#anthologie #31 | Les morts qui parlent

Au début de ce tournage, j’étais allée en pèlerinage au cimetière des Cappuccini, un lieu où je ne vais jamais, où se trouve mon père, mort il y a 28 ans. Un couple de gens âgés me dit que les morts, ‘votre père aussi’ m’assurent-ils  se mettrons à macher d’un coup vers le lieu fatal ou le Jugement, ils entendent le Jugement Universel aura lieu. Tous ces morts – disent- ils – auront besoin de bonnes chaussures. Tous ces ossements – que des ossements pas de chère, me dit la dame, pour monter au ciel – d’un coup se transformeraient en scheletres grâce à des fils de fers reliant une clavicule à l’autre et ainsi de suite comme dans ceux de l’opéra dei pupi !  

Seba se chargera de la mise au point du son de ‘morire a palerme’. Il y a du travail me dit-il, il faudra ‘faire ressurgir les voix de la rue, les bruits enfuis des feuilles qui grincent au cimetière, il faudra parfois réinventer réel ! Je pense à cet homme en moto qui avait surgi à Danisinni. Au montage on s’était demandé pourquoi sa moto était restée silencieuse avant que je ne me rappelle qu’elle était électrique comme désormais la plus-part dans le quartier ! Pourtant, trouvant le bruit du scooter rassurant, on décide au mixage, de le reproduire en le piquant sur internet! Nous détournons parfois le réel qui nous parait parfois irréel.

Seba me dit qu’il n’a pas aimé quand au montage j’ai fait le choix de passer de la couleur au noir et blanc quand je reviens sur l’image des cabanons du cimetière avec tous ces morts pas encore ensevelis, empilés sur des échafaudages de fortune. Tu t’éloignes du présent et de la réalité.  Tu glisses dans un au-delà étrange me dit Seba et ajoute :  ‘ce n’est pourtant pas un film de fantômes ! 

Je vois mon père Antonio se promener dans les rues vides de Palerme avec ma mère devant, lui derrière. Ma mère veut lui acheter une veste.  Elle lui dit : ‘regarde cette veste. Sort de ta torpeur.’ Lui flâne, reste songeur.  Nous sommes au mois de juillet et il fait chaud. Je ressens la chaleur et je vois la scène en noir et blanc. Le noir et blanc, le passé, l’irréel, l’eau-delà… Puis il se tourne et me dit : ‘allons manger la glace à la pastèque, Caterina’ ?  Bar Alba, pas du parc de la Favorita. Je nous commande deux glaces rouges rosées aux pépites de chocolat. Mon père le fantôme m’apparait toujours en noir et blanc en train de gouter sa dernière glace, un concentré d’amour au melon d’eau.  

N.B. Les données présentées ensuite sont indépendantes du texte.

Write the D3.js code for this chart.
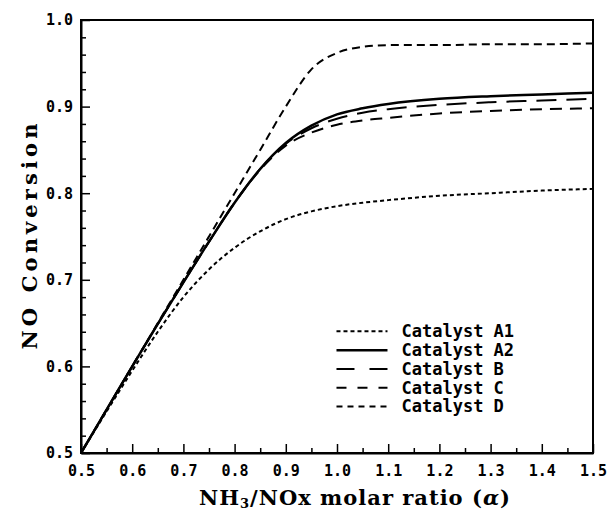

Les morts ne sont pas visibles (les sarcofages nous empêchent de voir l’inommable) mais la mauvaise odeur est une fenêtre sur un au-delà qui dérange, que personne à envie de voir. 

Après une virée en ville, le film revient autrement dans ce couloir de l’émergence au cimetière. La musique de Tarantino annonce le changement de perspective en noir et blanc. Un possible virement vers le film d’enquête avec ma voix off qui dit le dégout que nous éprouvons, le gouffre entre les morts et les vivants que nous sommes. A ce moment là nous voudrions nous échapper. Je retiens l’air dans mon corps, je m’empêche de respirer. Si je ne laisse pas cette odeur me pénétrer, je n’accepte pas la situation. Si j’utilise le noir et blanc, je pointe cette normalité anormale. 

La caméra repasse du noir et blanc à la couleur alors qu’un enfant dit ‘mi sono abituato alla puzza’. Ici, malgré l’émergence, les vivants portent toujours les fleurs à leurs morts.